Please allow me to respond to the article by Mr Christopher Ram in Focus on Guyana’s National Budget 2013 captioned ‘Amaila Falls Hydro – A disaster in the making’ published in the Stabroek News of March 29.
Mr Ram continues on his campaign to denigrate the Government of Guyana by attempting to inflate the true costs of constructing the Amaila Falls Hydro Project. He is grasping at straws in his endeavour to attribute all sorts of additional costs to the project based purely on speculation.
Mr Ram lacks a sense of objectivity in his analysis, since what he has done is to nitpick selectively his information to arrive at the cost of construction of a 165 MW station at US$320 to US$360 million. This works out at an average of US$1.9 to US$2.2 per Watt, which is at the lower end of the cost of constructing this type of plant with existing infrastructure.
A more realistic cost to construct a new Hydroelectric plant is US$5 per Watt, and a 165 MW plant would then work out to be US$825 million. This realistic estimate is US$15 million less than the proposed construction cost of the Amaila Falls Hydro Project, which is US$840M. However, the cost of construction varies depending on location. In the case of the location identified for the Amaila Falls Hydro Project, significant investment in infrastructure development works to access the site is required. How far the cost for this type of plant can vary, based on a study conducted in 2007 in Canada by Hydro Review is explained below.
The November 1, 2007 issue of Hydro Review states that Canada was pursuing more than 25 new hydro projects totalling more than 2,500 MW at a cost of more than US$15.6 billion. That is equivalent to US $6.24 per Watt and based on inflation and compounding over 5 years the cost would be US $6.81 per Watt. Thus if started today, the cost would be more than US $17.025 billion. Extrapolating those values, the 165 MW Amaila Falls Hydro Project should cost US $ 1.123 billion.
Hydro Review examined 15 hydro projects across various provinces in Canada. The complexity of some of the projects allowed for only 10 to be summarized in the table below:
While the costs vary from a low of US$1.7 with existing infrastructure to a high of US$6.5 per Watt for new plants across the different projects within Canada, the average construction cost based on a 2007-dollar value is $4.8 per Watt. This offers an objective look of how the cost can vary depending on a number of contributing factors. I do not have the space to get into the details here. Suffice it to say that the matrix above provides some amount of detail and a calculator can be used to work out the average cost.

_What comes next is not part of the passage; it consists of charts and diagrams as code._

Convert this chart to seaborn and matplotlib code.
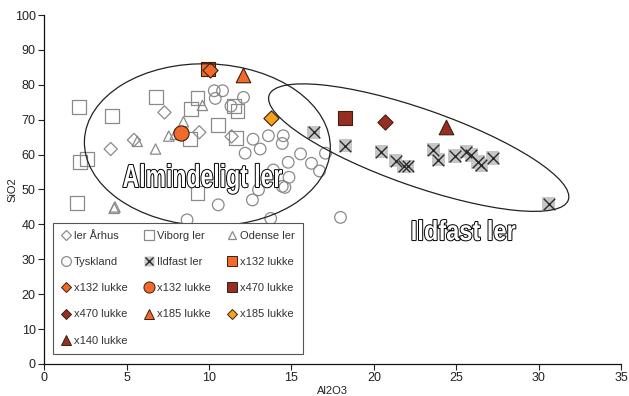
import numpy as np
import pandas as pd
import matplotlib
matplotlib.use("Agg")
import matplotlib.pyplot as plt
import seaborn as sns
from matplotlib.lines import Line2D
from matplotlib.patches import Ellipse
from matplotlib.transforms import ScaledTranslation, Affine2D
import matplotlib.patheffects as pe

# ---------------- data (Al2O3, SiO2) ----------------
aarhus_x = [7.3, 9.41, 11.37, 5.45, 4.04]
aarhus_y = [72.1, 66.4, 65.2, 64.2, 61.6]

viborg_x = [2.1, 4.12, 6.8, 8.9, 9.3, 11.53, 11.73, 10.56, 8.85, 11.63, 2.19, 2.58, 1.99, 9.3]
viborg_y = [73.7, 71.1, 76.5, 73.0, 76.1, 73.9, 72.5, 68.5, 64.5, 64.7, 58.0, 58.8, 46.0, 48.9]

odense_x = [9.6, 8.45, 7.56, 7.95, 5.65, 6.76, 4.25, 4.3]
odense_y = [74.1, 69.4, 65.3, 65.8, 63.8, 61.6, 44.6, 45.0]

tysk_x = [10.32, 10.82, 10.38, 12.09, 11.33, 12.67, 13.6, 14.5, 14.44, 13.1, 12.19, 15.55, 14.8,
          16.21, 17.06, 16.7, 13.9, 14.85, 14.44, 14.6, 13.0, 12.63, 10.56, 8.67, 13.74, 17.97]
tysk_y = [78.3, 78.3, 76.1, 76.4, 73.9, 64.4, 65.4, 65.4, 63.2, 61.6, 60.4, 60.2, 57.8,
          57.5, 60.4, 55.3, 55.6, 53.5, 50.9, 50.6, 49.9, 47.0, 45.6, 41.3, 41.7, 42.0]

ildfast_x = [16.35, 18.27, 20.44, 21.32, 21.79, 22.05, 23.6, 23.9, 24.9, 25.6, 25.9, 26.3, 26.5, 27.2, 30.6]
ildfast_y = [66.4, 62.6, 60.8, 58.3, 56.7, 56.7, 61.4, 58.5, 59.6, 60.8, 59.9, 57.9, 57.0, 59.0, 45.9]

x132_sq_x, x132_sq_y = [9.92], [84.5]
x132_di_x, x132_di_y = [10.04], [84.2]
x132_ci_x, x132_ci_y = [8.29], [66.1]
x470_sq_x, x470_sq_y = [18.27], [70.6]
x470_di_x, x470_di_y = [20.64], [69.4]
x185_tr_x, x185_tr_y = [12.09], [82.8]
x185_di_x, x185_di_y = [13.74], [70.6]
x140_tr_x, x140_tr_y = [24.36], [68.0]

x_ticks = [0, 5, 10, 15, 20, 25, 30, 35]
y_ticks = [0, 10, 20, 30, 40, 50, 60, 70, 80, 90, 100]

# ---------------- style ----------------
sns.set_style("white")
plt.rcParams["font.family"] = ["Liberation Sans", "DejaVu Sans"]

GRAY = "#8a8a8a"
ORANGE = "#F26A2A"
DRED = "#952F24"
YORANGE = "#F7A21E"
EDGE = "#3a2010"

fig = plt.figure(figsize=(6.29, 3.96), dpi=100)
ax = fig.add_axes([0.070, 0.081, 0.918, 0.881])

def hollow(x, y, marker, s):
    sns.scatterplot(x=x, y=y, marker=marker, s=s, color=GRAY, facecolor="none",
                    edgecolor=GRAY, linewidth=0.9, ax=ax, zorder=3)

def solid(x, y, marker, s, c):
    sns.scatterplot(x=x, y=y, marker=marker, s=s, color=c, edgecolor=EDGE,
                    linewidth=0.8, ax=ax, zorder=5)

hollow(aarhus_x, aarhus_y, "D", 45)
hollow(viborg_x, viborg_y, "s", 100)
hollow(odense_x, odense_y, "^", 55)
hollow(tysk_x, tysk_y, "o", 70)

sns.scatterplot(x=ildfast_x, y=ildfast_y, marker="s", s=90, color="#c6c6c6",
                edgecolor="none", linewidth=0, ax=ax, zorder=3)
sns.scatterplot(x=ildfast_x, y=ildfast_y, marker="x", s=70, color="#2a2a2a",
                linewidth=1.0, ax=ax, zorder=4)

solid(x132_sq_x, x132_sq_y, "s", 90, ORANGE)
solid(x132_di_x, x132_di_y, "D", 60, ORANGE)
solid(x132_ci_x, x132_ci_y, "o", 120, ORANGE)
solid(x470_sq_x, x470_sq_y, "s", 90, DRED)
solid(x470_di_x, x470_di_y, "D", 60, DRED)
solid(x185_tr_x, x185_tr_y, "^", 110, ORANGE)
solid(x185_di_x, x185_di_y, "D", 60, YORANGE)
solid(x140_tr_x, x140_tr_y, "^", 110, DRED)

ax.set_xlim(0, 35)
ax.set_ylim(0, 100)
ax.set_xticks(x_ticks)
ax.set_yticks(y_ticks)
ax.tick_params(axis="both", direction="out", length=4, width=0.8, labelsize=9,
               colors="#222222", bottom=True, left=True, pad=2)
for side in ["top", "right"]:
    ax.spines[side].set_visible(False)
for side in ["left", "bottom"]:
    ax.spines[side].set_color("#111111")
    ax.spines[side].set_linewidth(0.9)
ax.set_xlabel("Al2O3", fontsize=8, color="#222222", labelpad=1)
ax.set_ylabel("SiO2", fontsize=8, color="#222222", labelpad=-2)

# ---------------- ellipses (sizes in inches, centres in data) ----------------
def ellipse(cx, cy, w_in, h_in, ang):
    trans = fig.dpi_scale_trans + ScaledTranslation(cx, cy, ax.transData)
    e = Ellipse((0, 0), w_in, h_in, angle=ang, transform=trans, facecolor="none",
                edgecolor="#222222", linewidth=0.9, zorder=6)
    ax.add_patch(e)

ellipse(9.9, 62.8, 2.46, 1.62, -2)
ellipse(22.71, 62.0, 3.17, 0.77, -19.3)

# ---------------- outlined, condensed labels ----------------
class CondensedOutline(pe.AbstractPathEffect):
    def __init__(self, sx=0.65, lw=1.4, fg="black"):
        super().__init__()
        self.sx, self.lw, self.fg = sx, lw, fg

    def draw_path(self, renderer, gc, tpath, affine, rgbFace=None):
        bb = tpath.get_extents(affine)
        cx = 0.5 * (bb.x0 + bb.x1)
        aff = affine + Affine2D().translate(-cx, 0).scale(self.sx, 1).translate(cx, 0)
        gc0 = renderer.new_gc()
        gc0.copy_properties(gc)
        gc0.set_linewidth(self.lw)
        gc0.set_foreground(self.fg)
        renderer.draw_path(gc0, tpath, aff, rgbFace)
        gc0.restore()
        renderer.draw_path(gc, tpath, aff, rgbFace)

ax.text(9.6, 53.0, "Almindeligt ler", fontsize=23, fontweight="bold",
        color="white", ha="center", va="center",
        path_effects=[CondensedOutline(sx=0.72)], zorder=7)
ax.text(25.4, 37.5, "Ildfast ler", fontsize=20, fontweight="bold",
        color="white", ha="center", va="center",
        path_effects=[CondensedOutline(sx=0.85)], zorder=7)

# ---------------- legend ----------------
def h_hollow(m, ms):
    return Line2D([], [], linestyle="none", marker=m, markersize=ms,
                  markerfacecolor="none", markeredgecolor=GRAY, markeredgewidth=0.9)

def h_solid(m, ms, c):
    return Line2D([], [], linestyle="none", marker=m, markersize=ms,
                  markerfacecolor=c, markeredgecolor=EDGE, markeredgewidth=0.7)

h_ild = (Line2D([], [], linestyle="none", marker="s", markersize=7,
                markerfacecolor="#c6c6c6", markeredgecolor="none"),
         Line2D([], [], linestyle="none", marker="x", markersize=6,
                markeredgecolor="#2a2a2a", markeredgewidth=1.0))

handles = [
    h_hollow("D", 5), h_hollow("o", 7), h_solid("D", 5, ORANGE), h_solid("D", 5, DRED), h_solid("^", 7, DRED),
    h_hollow("s", 7), h_ild, h_solid("o", 8, ORANGE), h_solid("^", 7, ORANGE),
    h_hollow("^", 6), h_solid("s", 7, ORANGE), h_solid("s", 7, DRED), h_solid("D", 5, YORANGE),
]
labels = [
    "ler Århus", "Tyskland", "x132 lukke", "x470 lukke", "x140 lukke",
    "Viborg ler", "Ildfast ler", "x132 lukke", "x185 lukke",
    "Odense ler", "x132 lukke", "x470 lukke", "x185 lukke",
]
leg = ax.legend(handles, labels, ncol=3, loc="lower left",
                bbox_to_anchor=(0.0155, 0.0287), fontsize=8, frameon=True,
                fancybox=False, edgecolor="#555555", framealpha=1,
                handlelength=0.8, handletextpad=0.3, columnspacing=1.55,
                labelspacing=1.45, borderpad=0.75, borderaxespad=0)
leg.get_frame().set_linewidth(0.8)
for t in leg.get_texts():
    t.set_color("#333333")
leg.set_zorder(8)

fig.savefig("out.png", dpi=100)
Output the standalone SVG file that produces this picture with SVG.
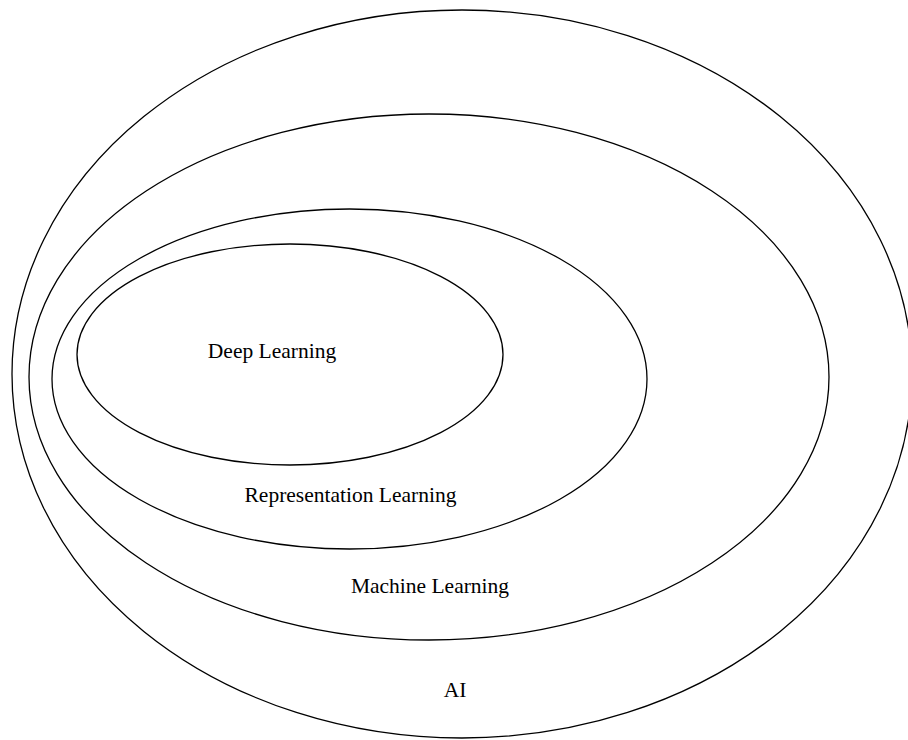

Canada is a highly developed country with one of the strongest economies in recent times. It has highly developed transport infrastructure of various kinds, thus ensuring easy access to the various locations. The Amaila Falls Hydro Project is a first for Guyana in terms of construction and production of power generation of this magnitude, and is being done in the remote parts of Guyana where a road network infrastructure is mostly at a primary stage or non-existent. Guyana has the potential to produce over 5000 MW of hydroelectric power and the Amaila Falls Hydro Project is a stepping-stone to energy independence.
Mr Ram further compared the cost of a hydrocarbon-powered plant at US$1 per Watt, but failed to mention that the run life costs as well as the maintenance costs are far greater than the installation cost of a hydrocarbon powered plant. I agree that the accrued interest will inflate the construction cost, but maintenance of a renewable energy source is far less than that of a similar-sized hydrocarbon powered plant.
Guyana, through the Government of Guyana has embarked on a programme to develop its renewable sources of energy to attain energy independence. This also enhances our concern for the environment for which we already have attained global acclamation (LCDS). The Amaila Falls Hydro Project offers far more benefits in terms of developing our manufacturing sector and opens up the possibility of a light-rail overland means of transportation to access interior locations in the future.
Mr Ram seems to be more inclined to remain in the current rut of relying on the hydrocarbon powered plants, where we put ourselves at risk by depending on oil and being saddled with a huge oil bill. This is wrong. Mr Ram has been wrong before when he was discussing the PPP/Civic Manifesto in Stabroek News dated October 26, 2011 in an article titled ‘A mixture of distortions, untruths and misrepresentations.’ In the case of the one laptop per family project, Mr Ram commented that the Lenovo computer technology was not tested. I wish to state that Lenovo actually bought the computer division of IBM in 2005. The IBM computer technology is definitely tested and proven. Lenovo is simply a new brand name appended to the IBM computer technology.
I find it extremely disappointing when people try to score cheap political points by merely speculating and not conducting the requisite research on the subject they want to discuss. Mr Ram seems bent on misleading the Guyanese public in his attempts to discredit the Government of Guyana in its pursuit of projects that will enrich the lives of Guyanese.